# YOUR INSTRUCTIONS
Every record below should be transcribed exactly. Omit the images.

* begin *

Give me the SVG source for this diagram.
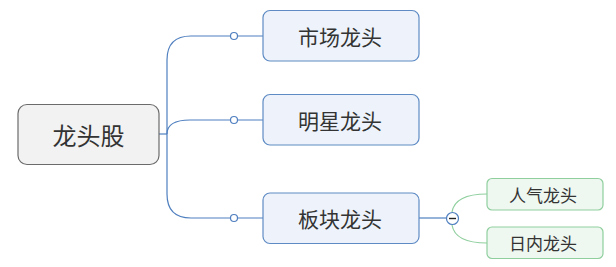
<svg xmlns="http://www.w3.org/2000/svg" width="616" height="267" viewBox="0 0 616 267">
<style>
.t{font-family:"Noto Sans CJK SC","Noto Sans",sans-serif;fill:#333;text-anchor:middle;dominant-baseline:central}
.root{fill:#f2f2f2;stroke:#6b6b6b;stroke-width:1.2}
.main{fill:#eef3fb;stroke:#5f8bc4;stroke-width:1.2}
.sub{fill:#eef7f0;stroke:#8fcf9e;stroke-width:1.2}
.cb{fill:none;stroke:#4f7fbf;stroke-width:1.2}
.cg{fill:none;stroke:#8fcf9e;stroke-width:1.2}
.dot{fill:#fff;stroke:#4f7fbf;stroke-width:1.2}
</style>
<g id="connectors">
<path class="cb" d="M159 134H167"/>
<path class="cb" d="M167 134V60Q167 36 191 36H263"/>
<path class="cb" d="M167 134Q167 120 190 120H263"/>
<path class="cb" d="M167 134V194Q167 218 191 218H263"/>
<circle class="dot" cx="234" cy="36" r="3.5"/>
<circle class="dot" cx="234" cy="120" r="3.5"/>
<circle class="dot" cx="234" cy="218" r="3.5"/>
<path class="cb" d="M419 218H446"/>
<path class="cg" d="M452 212Q455 194 487 194"/>
<path class="cg" d="M452 225Q455 243 487 243"/>
<circle class="dot" cx="452.5" cy="218.5" r="6"/>
<path d="M449 218.5H456" stroke="#222" stroke-width="1.4"/>
</g>
<g id="root">
<rect class="root" x="18" y="104.5" width="141" height="60" rx="9"/>
<text class="t" x="88.5" y="134.5" font-size="24">龙头股</text>
</g>
<g id="n1">
<rect class="main" x="263" y="10.5" width="156" height="50.5" rx="7"/>
<text class="t" x="340" y="36" font-size="21">市场龙头</text>
</g>
<g id="n2">
<rect class="main" x="263" y="94.5" width="156" height="50.5" rx="7"/>
<text class="t" x="340" y="120" font-size="21">明星龙头</text>
</g>
<g id="n3">
<rect class="main" x="263" y="193" width="156" height="50.5" rx="7"/>
<text class="t" x="340" y="218" font-size="21">板块龙头</text>
</g>
<g id="n4">
<rect class="sub" x="487" y="178.5" width="116" height="31.5" rx="5"/>
<text class="t" x="543" y="194" font-size="17">人气龙头</text>
</g>
<g id="n5">
<rect class="sub" x="487" y="227" width="116" height="31.5" rx="5"/>
<text class="t" x="543" y="242.5" font-size="17">日内龙头</text>
</g>
</svg>
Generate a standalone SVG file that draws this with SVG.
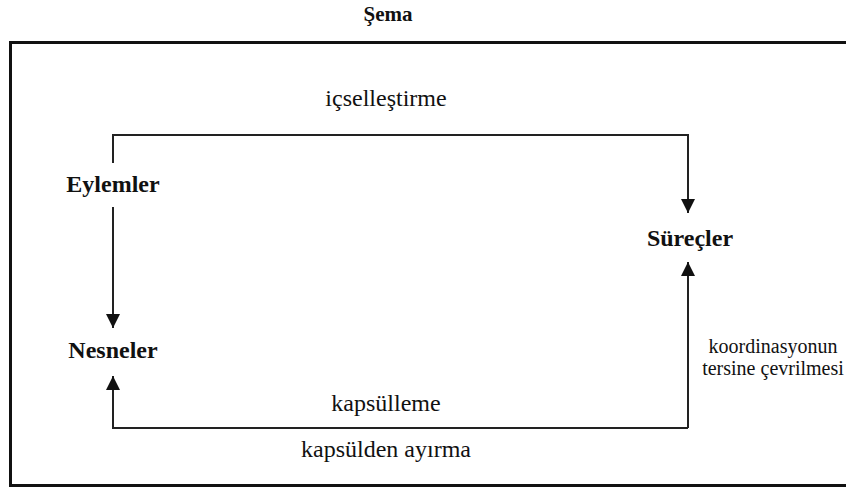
<svg xmlns="http://www.w3.org/2000/svg" width="846" height="492" viewBox="0 0 846 492">
<style>
text{font-family:'Liberation Serif','Times New Roman',Times,serif;fill:#111;text-anchor:middle}
.b{font-weight:bold;font-size:24px}
.r{font-size:24px}
.s{font-size:20px}
.ln{fill:none;stroke:#222;stroke-width:2}
</style>
<defs>
<marker id="ah" markerUnits="userSpaceOnUse" markerWidth="14" markerHeight="16" viewBox="0 0 14 16" refX="14" refY="7" orient="auto">
<path d="M0,0 L14,7 L0,14 z" fill="#111"/>
</marker>
</defs>
<rect x="10.5" y="42.5" width="850" height="443" fill="none" stroke="#111" stroke-width="3"/>
<text class="b" x="388" y="21" style="font-size:21px">Şema</text>
<g id="connectors">
<polyline class="ln" points="113,163 113,135 688,135 688,213" marker-end="url(#ah)"/>
<line class="ln" x1="113" y1="207" x2="113" y2="328" marker-end="url(#ah)"/>
<polyline class="ln" points="688,428 113,428 113,376" marker-end="url(#ah)"/>
<line class="ln" x1="688" y1="428" x2="688" y2="262" marker-end="url(#ah)"/>
</g>
<g id="eylemler"><text class="b" x="113" y="192">Eylemler</text></g>
<g id="nesneler"><text class="b" x="113" y="358">Nesneler</text></g>
<g id="surecler"><text class="b" x="690" y="246">Süreçler</text></g>
<g id="labels">
<text class="r" x="386" y="106">içselleştirme</text>
<text class="r" x="386" y="411">kapsülleme</text>
<text class="r" x="386" y="457">kapsülden ayırma</text>
<text class="s" x="773" y="353">koordinasyonun</text>
<text class="s" x="773" y="375">tersine çevrilmesi</text>
</g>
</svg>
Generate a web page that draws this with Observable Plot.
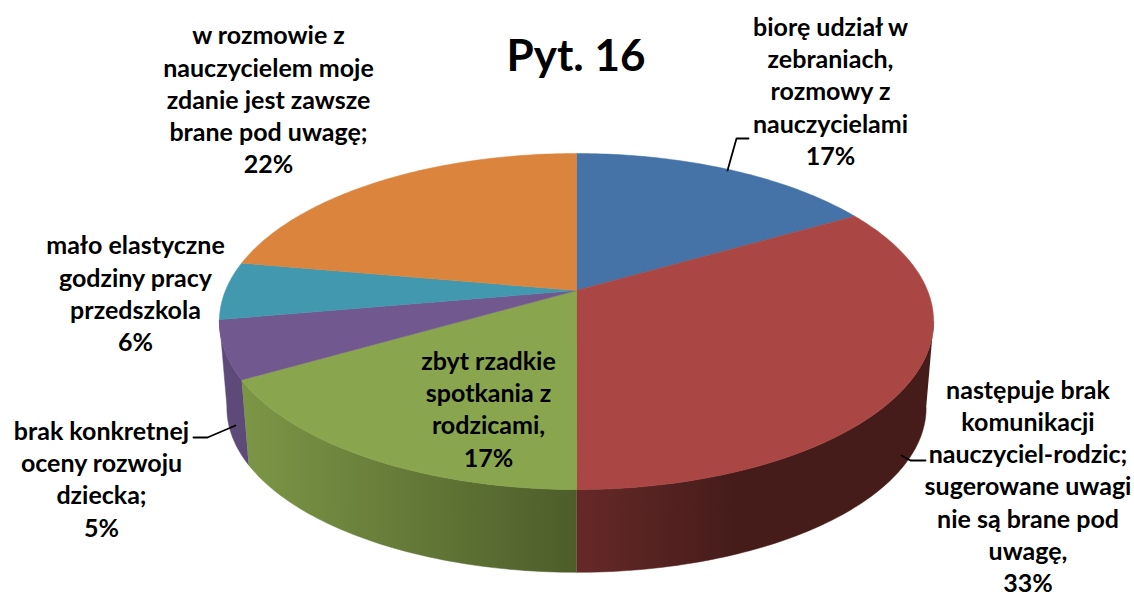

* end *

# THE OUTPUT
Give me the SVG source for this diagram.
<svg xmlns="http://www.w3.org/2000/svg" width="616" height="267" viewBox="0 0 616 267">
<style>
.t{font-family:"Noto Sans CJK SC","Noto Sans",sans-serif;fill:#333;text-anchor:middle;dominant-baseline:central}
.root{fill:#f2f2f2;stroke:#6b6b6b;stroke-width:1.2}
.main{fill:#eef3fb;stroke:#5f8bc4;stroke-width:1.2}
.sub{fill:#eef7f0;stroke:#8fcf9e;stroke-width:1.2}
.cb{fill:none;stroke:#4f7fbf;stroke-width:1.2}
.cg{fill:none;stroke:#8fcf9e;stroke-width:1.2}
.dot{fill:#fff;stroke:#4f7fbf;stroke-width:1.2}
</style>
<g id="connectors">
<path class="cb" d="M159 134H167"/>
<path class="cb" d="M167 134V60Q167 36 191 36H263"/>
<path class="cb" d="M167 134Q167 120 190 120H263"/>
<path class="cb" d="M167 134V194Q167 218 191 218H263"/>
<circle class="dot" cx="234" cy="36" r="3.5"/>
<circle class="dot" cx="234" cy="120" r="3.5"/>
<circle class="dot" cx="234" cy="218" r="3.5"/>
<path class="cb" d="M419 218H446"/>
<path class="cg" d="M452 212Q455 194 487 194"/>
<path class="cg" d="M452 225Q455 243 487 243"/>
<circle class="dot" cx="452.5" cy="218.5" r="6"/>
<path d="M449 218.5H456" stroke="#222" stroke-width="1.4"/>
</g>
<g id="root">
<rect class="root" x="18" y="104.5" width="141" height="60" rx="9"/>
<text class="t" x="88.5" y="134.5" font-size="24">龙头股</text>
</g>
<g id="n1">
<rect class="main" x="263" y="10.5" width="156" height="50.5" rx="7"/>
<text class="t" x="340" y="36" font-size="21">市场龙头</text>
</g>
<g id="n2">
<rect class="main" x="263" y="94.5" width="156" height="50.5" rx="7"/>
<text class="t" x="340" y="120" font-size="21">明星龙头</text>
</g>
<g id="n3">
<rect class="main" x="263" y="193" width="156" height="50.5" rx="7"/>
<text class="t" x="340" y="218" font-size="21">板块龙头</text>
</g>
<g id="n4">
<rect class="sub" x="487" y="178.5" width="116" height="31.5" rx="5"/>
<text class="t" x="543" y="194" font-size="17">人气龙头</text>
</g>
<g id="n5">
<rect class="sub" x="487" y="227" width="116" height="31.5" rx="5"/>
<text class="t" x="543" y="242.5" font-size="17">日内龙头</text>
</g>
</svg>
Generate a standalone SVG file that draws this with SVG.
<svg xmlns="http://www.w3.org/2000/svg" width="846" height="492" viewBox="0 0 846 492">
<style>
text{font-family:'Liberation Serif','Times New Roman',Times,serif;fill:#111;text-anchor:middle}
.b{font-weight:bold;font-size:24px}
.r{font-size:24px}
.s{font-size:20px}
.ln{fill:none;stroke:#222;stroke-width:2}
</style>
<defs>
<marker id="ah" markerUnits="userSpaceOnUse" markerWidth="14" markerHeight="16" viewBox="0 0 14 16" refX="14" refY="7" orient="auto">
<path d="M0,0 L14,7 L0,14 z" fill="#111"/>
</marker>
</defs>
<rect x="10.5" y="42.5" width="850" height="443" fill="none" stroke="#111" stroke-width="3"/>
<text class="b" x="388" y="21" style="font-size:21px">Şema</text>
<g id="connectors">
<polyline class="ln" points="113,163 113,135 688,135 688,213" marker-end="url(#ah)"/>
<line class="ln" x1="113" y1="207" x2="113" y2="328" marker-end="url(#ah)"/>
<polyline class="ln" points="688,428 113,428 113,376" marker-end="url(#ah)"/>
<line class="ln" x1="688" y1="428" x2="688" y2="262" marker-end="url(#ah)"/>
</g>
<g id="eylemler"><text class="b" x="113" y="192">Eylemler</text></g>
<g id="nesneler"><text class="b" x="113" y="358">Nesneler</text></g>
<g id="surecler"><text class="b" x="690" y="246">Süreçler</text></g>
<g id="labels">
<text class="r" x="386" y="106">içselleştirme</text>
<text class="r" x="386" y="411">kapsülleme</text>
<text class="r" x="386" y="457">kapsülden ayırma</text>
<text class="s" x="773" y="353">koordinasyonun</text>
<text class="s" x="773" y="375">tersine çevrilmesi</text>
</g>
</svg>
Generate a web page that draws this with Observable Plot.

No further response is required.